[Dataset rows]
▼

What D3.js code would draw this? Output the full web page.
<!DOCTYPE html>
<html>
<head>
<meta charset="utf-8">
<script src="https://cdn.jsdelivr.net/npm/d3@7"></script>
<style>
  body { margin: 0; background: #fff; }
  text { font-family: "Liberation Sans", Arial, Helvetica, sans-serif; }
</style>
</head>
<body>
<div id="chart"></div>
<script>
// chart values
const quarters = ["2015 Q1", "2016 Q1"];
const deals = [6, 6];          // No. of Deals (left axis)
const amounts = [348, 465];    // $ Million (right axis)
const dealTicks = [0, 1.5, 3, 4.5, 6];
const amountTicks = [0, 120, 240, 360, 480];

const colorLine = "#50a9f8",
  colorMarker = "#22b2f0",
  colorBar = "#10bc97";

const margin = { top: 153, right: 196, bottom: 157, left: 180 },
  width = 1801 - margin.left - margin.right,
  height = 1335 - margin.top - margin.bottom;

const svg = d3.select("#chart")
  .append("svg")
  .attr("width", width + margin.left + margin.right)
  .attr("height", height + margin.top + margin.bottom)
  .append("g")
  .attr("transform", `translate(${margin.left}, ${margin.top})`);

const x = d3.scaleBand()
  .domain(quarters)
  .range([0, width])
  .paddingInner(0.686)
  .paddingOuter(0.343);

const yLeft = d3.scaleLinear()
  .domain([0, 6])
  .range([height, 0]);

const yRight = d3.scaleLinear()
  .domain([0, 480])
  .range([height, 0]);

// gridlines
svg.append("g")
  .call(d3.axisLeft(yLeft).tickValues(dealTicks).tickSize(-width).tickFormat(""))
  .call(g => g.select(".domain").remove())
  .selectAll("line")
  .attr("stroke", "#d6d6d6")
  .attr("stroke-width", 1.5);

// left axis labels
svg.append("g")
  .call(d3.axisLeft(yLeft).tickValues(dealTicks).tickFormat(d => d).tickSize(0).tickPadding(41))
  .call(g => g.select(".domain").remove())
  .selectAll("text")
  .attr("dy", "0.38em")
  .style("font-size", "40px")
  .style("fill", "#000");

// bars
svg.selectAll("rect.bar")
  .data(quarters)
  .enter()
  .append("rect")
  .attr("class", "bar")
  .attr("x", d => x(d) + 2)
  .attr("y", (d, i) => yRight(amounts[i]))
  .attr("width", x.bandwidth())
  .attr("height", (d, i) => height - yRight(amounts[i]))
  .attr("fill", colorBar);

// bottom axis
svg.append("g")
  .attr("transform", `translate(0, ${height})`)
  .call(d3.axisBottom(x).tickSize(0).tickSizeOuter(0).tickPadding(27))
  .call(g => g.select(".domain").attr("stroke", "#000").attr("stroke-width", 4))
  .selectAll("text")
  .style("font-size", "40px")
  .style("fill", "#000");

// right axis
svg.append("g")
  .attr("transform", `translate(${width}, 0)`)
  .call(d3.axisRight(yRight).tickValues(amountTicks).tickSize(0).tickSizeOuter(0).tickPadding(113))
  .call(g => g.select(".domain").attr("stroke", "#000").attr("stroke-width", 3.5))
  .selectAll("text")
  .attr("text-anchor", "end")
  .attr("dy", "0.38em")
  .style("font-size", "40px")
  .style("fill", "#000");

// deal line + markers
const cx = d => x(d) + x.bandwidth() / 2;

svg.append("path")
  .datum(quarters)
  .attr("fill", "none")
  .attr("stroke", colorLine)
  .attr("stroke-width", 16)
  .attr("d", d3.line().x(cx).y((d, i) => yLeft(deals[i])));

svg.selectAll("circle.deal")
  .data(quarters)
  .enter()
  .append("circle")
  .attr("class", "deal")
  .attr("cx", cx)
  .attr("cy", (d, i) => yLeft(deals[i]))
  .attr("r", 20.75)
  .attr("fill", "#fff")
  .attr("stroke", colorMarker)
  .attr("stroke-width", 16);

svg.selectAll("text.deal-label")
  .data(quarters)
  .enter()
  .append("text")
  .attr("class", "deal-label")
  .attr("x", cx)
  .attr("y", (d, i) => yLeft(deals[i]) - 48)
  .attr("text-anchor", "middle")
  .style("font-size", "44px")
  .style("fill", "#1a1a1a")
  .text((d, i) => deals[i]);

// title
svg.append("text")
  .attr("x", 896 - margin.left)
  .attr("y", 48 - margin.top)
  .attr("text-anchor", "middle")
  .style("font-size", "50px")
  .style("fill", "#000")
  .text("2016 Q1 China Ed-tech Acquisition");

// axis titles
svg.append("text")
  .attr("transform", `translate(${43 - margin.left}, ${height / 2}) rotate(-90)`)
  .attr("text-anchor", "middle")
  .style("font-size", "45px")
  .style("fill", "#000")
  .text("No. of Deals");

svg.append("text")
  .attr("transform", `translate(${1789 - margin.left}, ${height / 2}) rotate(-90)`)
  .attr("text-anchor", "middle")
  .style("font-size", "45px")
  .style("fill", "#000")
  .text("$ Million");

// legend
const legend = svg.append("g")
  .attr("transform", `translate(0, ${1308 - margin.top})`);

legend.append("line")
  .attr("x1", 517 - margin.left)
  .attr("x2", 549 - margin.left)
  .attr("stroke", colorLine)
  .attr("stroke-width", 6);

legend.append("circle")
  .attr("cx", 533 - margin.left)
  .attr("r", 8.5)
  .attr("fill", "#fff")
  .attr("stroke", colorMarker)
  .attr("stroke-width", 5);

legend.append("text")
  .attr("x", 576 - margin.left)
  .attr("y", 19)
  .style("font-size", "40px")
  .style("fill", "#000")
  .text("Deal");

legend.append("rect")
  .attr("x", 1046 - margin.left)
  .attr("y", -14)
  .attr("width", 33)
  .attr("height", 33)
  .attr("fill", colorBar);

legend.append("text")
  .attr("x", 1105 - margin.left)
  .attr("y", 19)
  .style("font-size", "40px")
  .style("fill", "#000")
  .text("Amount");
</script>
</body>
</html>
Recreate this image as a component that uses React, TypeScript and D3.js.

▲

**WHAT IS EXPECTED:**
Give back each line above precisely as it stands.

**ANSWER:**
What D3.js code would draw this? Output the full web page.
<!DOCTYPE html>
<html>
<head>
<meta charset="utf-8">
<script src="https://cdn.jsdelivr.net/npm/d3@7"></script>
<style>
  body { margin: 0; background: #fff; }
  text { font-family: "Liberation Sans", Arial, Helvetica, sans-serif; }
</style>
</head>
<body>
<div id="chart"></div>
<script>
// chart values
const quarters = ["2015 Q1", "2016 Q1"];
const deals = [6, 6];          // No. of Deals (left axis)
const amounts = [348, 465];    // $ Million (right axis)
const dealTicks = [0, 1.5, 3, 4.5, 6];
const amountTicks = [0, 120, 240, 360, 480];

const colorLine = "#50a9f8",
  colorMarker = "#22b2f0",
  colorBar = "#10bc97";

const margin = { top: 153, right: 196, bottom: 157, left: 180 },
  width = 1801 - margin.left - margin.right,
  height = 1335 - margin.top - margin.bottom;

const svg = d3.select("#chart")
  .append("svg")
  .attr("width", width + margin.left + margin.right)
  .attr("height", height + margin.top + margin.bottom)
  .append("g")
  .attr("transform", `translate(${margin.left}, ${margin.top})`);

const x = d3.scaleBand()
  .domain(quarters)
  .range([0, width])
  .paddingInner(0.686)
  .paddingOuter(0.343);

const yLeft = d3.scaleLinear()
  .domain([0, 6])
  .range([height, 0]);

const yRight = d3.scaleLinear()
  .domain([0, 480])
  .range([height, 0]);

// gridlines
svg.append("g")
  .call(d3.axisLeft(yLeft).tickValues(dealTicks).tickSize(-width).tickFormat(""))
  .call(g => g.select(".domain").remove())
  .selectAll("line")
  .attr("stroke", "#d6d6d6")
  .attr("stroke-width", 1.5);

// left axis labels
svg.append("g")
  .call(d3.axisLeft(yLeft).tickValues(dealTicks).tickFormat(d => d).tickSize(0).tickPadding(41))
  .call(g => g.select(".domain").remove())
  .selectAll("text")
  .attr("dy", "0.38em")
  .style("font-size", "40px")
  .style("fill", "#000");

// bars
svg.selectAll("rect.bar")
  .data(quarters)
  .enter()
  .append("rect")
  .attr("class", "bar")
  .attr("x", d => x(d) + 2)
  .attr("y", (d, i) => yRight(amounts[i]))
  .attr("width", x.bandwidth())
  .attr("height", (d, i) => height - yRight(amounts[i]))
  .attr("fill", colorBar);

// bottom axis
svg.append("g")
  .attr("transform", `translate(0, ${height})`)
  .call(d3.axisBottom(x).tickSize(0).tickSizeOuter(0).tickPadding(27))
  .call(g => g.select(".domain").attr("stroke", "#000").attr("stroke-width", 4))
  .selectAll("text")
  .style("font-size", "40px")
  .style("fill", "#000");

// right axis
svg.append("g")
  .attr("transform", `translate(${width}, 0)`)
  .call(d3.axisRight(yRight).tickValues(amountTicks).tickSize(0).tickSizeOuter(0).tickPadding(113))
  .call(g => g.select(".domain").attr("stroke", "#000").attr("stroke-width", 3.5))
  .selectAll("text")
  .attr("text-anchor", "end")
  .attr("dy", "0.38em")
  .style("font-size", "40px")
  .style("fill", "#000");

// deal line + markers
const cx = d => x(d) + x.bandwidth() / 2;

svg.append("path")
  .datum(quarters)
  .attr("fill", "none")
  .attr("stroke", colorLine)
  .attr("stroke-width", 16)
  .attr("d", d3.line().x(cx).y((d, i) => yLeft(deals[i])));

svg.selectAll("circle.deal")
  .data(quarters)
  .enter()
  .append("circle")
  .attr("class", "deal")
  .attr("cx", cx)
  .attr("cy", (d, i) => yLeft(deals[i]))
  .attr("r", 20.75)
  .attr("fill", "#fff")
  .attr("stroke", colorMarker)
  .attr("stroke-width", 16);

svg.selectAll("text.deal-label")
  .data(quarters)
  .enter()
  .append("text")
  .attr("class", "deal-label")
  .attr("x", cx)
  .attr("y", (d, i) => yLeft(deals[i]) - 48)
  .attr("text-anchor", "middle")
  .style("font-size", "44px")
  .style("fill", "#1a1a1a")
  .text((d, i) => deals[i]);

// title
svg.append("text")
  .attr("x", 896 - margin.left)
  .attr("y", 48 - margin.top)
  .attr("text-anchor", "middle")
  .style("font-size", "50px")
  .style("fill", "#000")
  .text("2016 Q1 China Ed-tech Acquisition");

// axis titles
svg.append("text")
  .attr("transform", `translate(${43 - margin.left}, ${height / 2}) rotate(-90)`)
  .attr("text-anchor", "middle")
  .style("font-size", "45px")
  .style("fill", "#000")
  .text("No. of Deals");

svg.append("text")
  .attr("transform", `translate(${1789 - margin.left}, ${height / 2}) rotate(-90)`)
  .attr("text-anchor", "middle")
  .style("font-size", "45px")
  .style("fill", "#000")
  .text("$ Million");

// legend
const legend = svg.append("g")
  .attr("transform", `translate(0, ${1308 - margin.top})`);

legend.append("line")
  .attr("x1", 517 - margin.left)
  .attr("x2", 549 - margin.left)
  .attr("stroke", colorLine)
  .attr("stroke-width", 6);

legend.append("circle")
  .attr("cx", 533 - margin.left)
  .attr("r", 8.5)
  .attr("fill", "#fff")
  .attr("stroke", colorMarker)
  .attr("stroke-width", 5);

legend.append("text")
  .attr("x", 576 - margin.left)
  .attr("y", 19)
  .style("font-size", "40px")
  .style("fill", "#000")
  .text("Deal");

legend.append("rect")
  .attr("x", 1046 - margin.left)
  .attr("y", -14)
  .attr("width", 33)
  .attr("height", 33)
  .attr("fill", colorBar);

legend.append("text")
  .attr("x", 1105 - margin.left)
  .attr("y", 19)
  .style("font-size", "40px")
  .style("fill", "#000")
  .text("Amount");
</script>
</body>
</html>
Recreate this image as a component that uses React, TypeScript and D3.js.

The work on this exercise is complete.